Are you aware that we have an out member of the LGBT community on East Lansing’s City Council (Ruth Beier), and does that make a difference to you?

Thomas said he didn’t know “and it does make a difference because of the representation as well as signaling a larger acceptance of LGBT members.”

Nelson said she is “very glad that Ruth Beier is part of the government of this city,” and Edsall said she is “thrilled that Ruth is on City Council.”

Scharf jokingly said, “I am aware that East Lansing Council member Ruth Beier is openly gay since we live together and she is my partner.” On a more serious note, she added, “To tell the truth, it sometimes makes me concerned that we could be targeted for criticism or harassment by anti-gay individuals or groups.”

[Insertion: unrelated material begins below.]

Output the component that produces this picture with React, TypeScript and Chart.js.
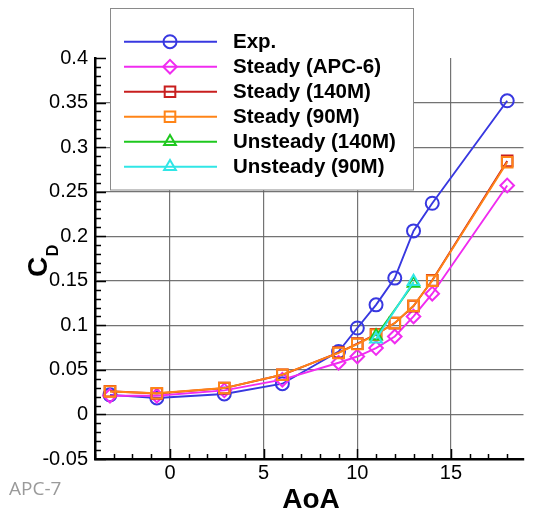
import React, { useEffect, useRef } from 'react';
import { Chart, registerables } from 'chart.js';
import { drawPoint } from 'chart.js/helpers';

Chart.register(...registerables);

// ---- data ----
const aoa = [-3.2, -0.7, 2.9, 6, 9, 10, 11, 12, 13, 14, 18];
const expCD = [0.022, 0.0185, 0.023, 0.0345, 0.0705, 0.097, 0.123, 0.153, 0.206, 0.237, 0.352];
const apc6CD = [0.021, 0.021, 0.027, 0.039, 0.058, 0.065, 0.0745, 0.0875, 0.11, 0.1355, 0.257];
const steady140CD = [0.026, 0.0235, 0.0295, 0.0445, 0.0695, 0.0795, 0.09, 0.1025, 0.1215, 0.1505, 0.2845];
const steady90CD = [0.0258, 0.0238, 0.0296, 0.0446, 0.069, 0.079, 0.0895, 0.1026, 0.122, 0.15, 0.283];
const unsteadyAoa = [11, 13];
const unsteady140CD = [0.088, 0.147];
const unsteady90CD = [0.0846, 0.149];

const seriesLabels = ['Exp.', 'Steady (APC-6)', 'Steady (140M)', 'Steady (90M)', 'Unsteady (140M)', 'Unsteady (90M)'];
const seriesColors = ['#3838e0', '#f02cf0', '#c81e1e', '#ff8417', '#1ec81e', '#30e6e6'];

const xTicks = [0, 5, 10, 15];
const xTickLabels = ['0', '5', '10', '15'];
const yTicks = [-0.05, 0, 0.05, 0.1, 0.15, 0.2, 0.25, 0.3, 0.35, 0.4];
const yTickLabels = ['-0.05', '0', '0.05', '0.1', '0.15', '0.2', '0.25', '0.3', '0.35', '0.4'];

const FONT = "'Liberation Sans', Arial, Helvetica, sans-serif";
const GRID = 'rgba(100,100,100,0.9)';

const pts = (xs: number[], ys: number[]) => xs.map((x, i) => ({ x, y: ys[i] }));

function ds(idx: number, data: { x: number; y: number }[], style: string, r: number) {
  return {
    label: seriesLabels[idx],
    data,
    showLine: true,
    borderColor: seriesColors[idx],
    backgroundColor: 'rgba(0,0,0,0)',
    borderWidth: 1.9,
    pointStyle: style,
    pointRadius: r,
    pointHoverRadius: r,
    pointBorderWidth: 2,
    pointBorderColor: seriesColors[idx],
    pointBackgroundColor: 'rgba(0,0,0,0)',
    order: 6 - idx,
  };
}

const decorPlugin = {
  id: 'decor',
  beforeDatasetsDraw(chart: any) {
    const { ctx, chartArea, scales } = chart;
    const xs = scales.x;
    const ys = scales.y;
    ctx.save();
    ctx.strokeStyle = '#000';
    ctx.lineWidth = 1.5;
    // y ticks (inward)
    for (let i = 0; i <= 45; i++) {
      const v = -0.05 + i * 0.01;
      const py = Math.round(ys.getPixelForValue(v)) + 0.5;
      const len = i % 5 === 0 ? 11 : 6;
      ctx.beginPath();
      ctx.moveTo(chartArea.left, py);
      ctx.lineTo(chartArea.left + len, py);
      ctx.stroke();
    }
    // x ticks (inward)
    for (let v = -4; v <= 18; v++) {
      const px = Math.round(xs.getPixelForValue(v)) + 0.5;
      const len = v % 5 === 0 ? 10 : 5;
      ctx.beginPath();
      ctx.moveTo(px, chartArea.bottom);
      ctx.lineTo(px, chartArea.bottom - len);
      ctx.stroke();
    }
    ctx.restore();
  },
  afterDraw(chart: any) {
    const { ctx } = chart;
    ctx.save();
    // legend box
    const lx = 110.5, ly = 8.5, lw = 303, lh = 181.5;
    ctx.fillStyle = '#fff';
    ctx.fillRect(lx, ly, lw, lh);
    ctx.strokeStyle = '#8a8a8a';
    ctx.lineWidth = 1;
    ctx.strokeRect(lx, ly, lw, lh);
    chart.data.datasets.forEach((d: any, i: number) => {
      const y = 41.7 + 25 * i;
      ctx.strokeStyle = d.borderColor;
      ctx.lineWidth = 1.9;
      ctx.beginPath();
      ctx.moveTo(124, y);
      ctx.lineTo(217, y);
      ctx.stroke();
      ctx.fillStyle = 'rgba(0,0,0,0)';
      ctx.lineWidth = 2;
      drawPoint(ctx, { pointStyle: d.pointStyle, radius: d.pointRadius, borderWidth: 2, rotation: 0 } as any, 170, y);
      ctx.fillStyle = '#000';
      ctx.font = `bold 20.5px ${FONT}`;
      ctx.textAlign = 'left';
      ctx.textBaseline = 'middle';
      ctx.fillText(d.label, 233, y + 1);
    });

    // y title C_D (rotated)
    ctx.save();
    ctx.translate(46.5, 277);
    ctx.rotate(-Math.PI / 2);
    ctx.fillStyle = '#000';
    ctx.textAlign = 'left';
    ctx.textBaseline = 'alphabetic';
    ctx.font = `bold 28px ${FONT}`;
    ctx.fillText('C', 0, 0);
    const cw = ctx.measureText('C').width;
    ctx.font = `bold 16px ${FONT}`;
    ctx.fillText('D', cw + 0.5, 11);
    ctx.restore();

    // x title
    ctx.fillStyle = '#000';
    ctx.font = `bold 28px ${FONT}`;
    ctx.textAlign = 'center';
    ctx.textBaseline = 'alphabetic';
    ctx.fillText('AoA', 311, 508);

    // corner label
    ctx.fillStyle = '#9a9a9a';
    ctx.font = `19px 'Open Sans', 'Noto Sans', sans-serif`;
    ctx.textAlign = 'left';
    ctx.fillText('APC-7', 9, 495);
    ctx.restore();
  },
};

export default function App() {
  const ref = useRef<HTMLCanvasElement>(null);
  useEffect(() => {
    const canvas = ref.current!;
    const chart = new Chart(canvas, {
      type: 'scatter',
      data: {
        datasets: [
          ds(0, pts(aoa, expCD), 'circle', 6.5),
          ds(1, pts(aoa, apc6CD), 'rectRot', 6.8),
          ds(2, pts(aoa, steady140CD), 'rect', 7.5),
          ds(3, pts(aoa, steady90CD), 'rect', 7.5),
          ds(4, pts(unsteadyAoa, unsteady140CD), 'triangle', 6.8),
          ds(5, pts(unsteadyAoa, unsteady90CD), 'triangle', 6.8),
        ] as any,
      },
      options: {
        responsive: false,
        animation: false,
        devicePixelRatio: 1,
        layout: { padding: { top: 58, left: 0, right: 0, bottom: 0 } },
        plugins: {
          legend: { display: false },
          tooltip: { enabled: false },
          title: { display: false },
        },
        events: [],
        scales: {
          x: {
            type: 'linear',
            min: -4,
            max: 18.87,
            afterBuildTicks: (s: any) => {
              s.ticks = xTicks.map((v) => ({ value: v }));
            },
            afterFit: (s: any) => {
              s.height = 57;
              s.paddingLeft = 0;
              s.paddingRight = 0;
            },
            ticks: {
              padding: 2,
              color: '#000',
              font: { family: FONT, size: 20 },
              maxRotation: 0,
              autoSkip: false,
              callback: (_v: any, i: number) => xTickLabels[i],
            },
            grid: { color: GRID, lineWidth: 1.2, drawTicks: false },
            border: { display: true, color: '#000', width: 2.5 },
          },
          y: {
            type: 'linear',
            min: -0.05,
            max: 0.4,
            afterBuildTicks: (s: any) => {
              s.ticks = yTicks.map((v) => ({ value: v }));
            },
            afterFit: (s: any) => {
              s.width = 95;
              s.paddingTop = 0;
              s.paddingBottom = 0;
            },
            ticks: {
              padding: 7,
              color: '#000',
              font: { family: FONT, size: 20 },
              autoSkip: false,
              callback: (_v: any, i: number) => yTickLabels[i],
            },
            grid: {
              color: (c: any) => (c.tick && c.tick.value > 0.39 ? 'rgba(0,0,0,0)' : GRID),
              lineWidth: 1.2,
              drawTicks: false,
            },
            border: { display: true, color: '#000', width: 2.5 },
          },
        },
      } as any,
      plugins: [decorPlugin],
    });
    return () => chart.destroy();
  }, []);
  return (
    <div style={{ position: 'fixed', left: 0, top: 0, width: 533, height: 516, background: '#fff', overflow: 'hidden' }}>
      <canvas ref={ref} width={533} height={516} style={{ width: 533, height: 516, display: 'block' }} />
    </div>
  );
}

For her part, Beier says, “The ‘gay council person’ thing seems so contrived. . . . Why would it matter that I am a City Council person and I am gay? Why do the two facts belong in the same sentence? I don’t ‘represent’ gay people. I represent everyone.”

Could East Lansing be more welcoming?

Scharf said she “would like to see some rainbow flags and window stickers in downtown establishments. That would make me feel very welcome.” Neslon agreed that would “be nice—though also a reminder of one’s welcome being in question.”

Thomas points out that East Lansing “has multiple churches that have open and affirming policies for LGBT individuals that provide loving communities to help them grow spiritually and raise their families. For example, Edgewood Congregational Church runs or participates in events such as Family Pride Picnic, Lansing Pride festivals, and the Lansing Area AIDS Walk, and pastors and many lay leaders are [or] have been LGBT.”

Of course, when you live in East Lansing, you don't live in a bubble. A couple of those polled mentioned that while East Lansing may be a safe and welcoming location, the State of Michigan provides a different, more hostile context. That context includes, for example, having a governor who has signed legislation banning domestic partner benefits for state employees and defended a statewide ban on gay marriage.

 

On December 26, 2014, this article was changed to correct the spelling of Edsall's last name.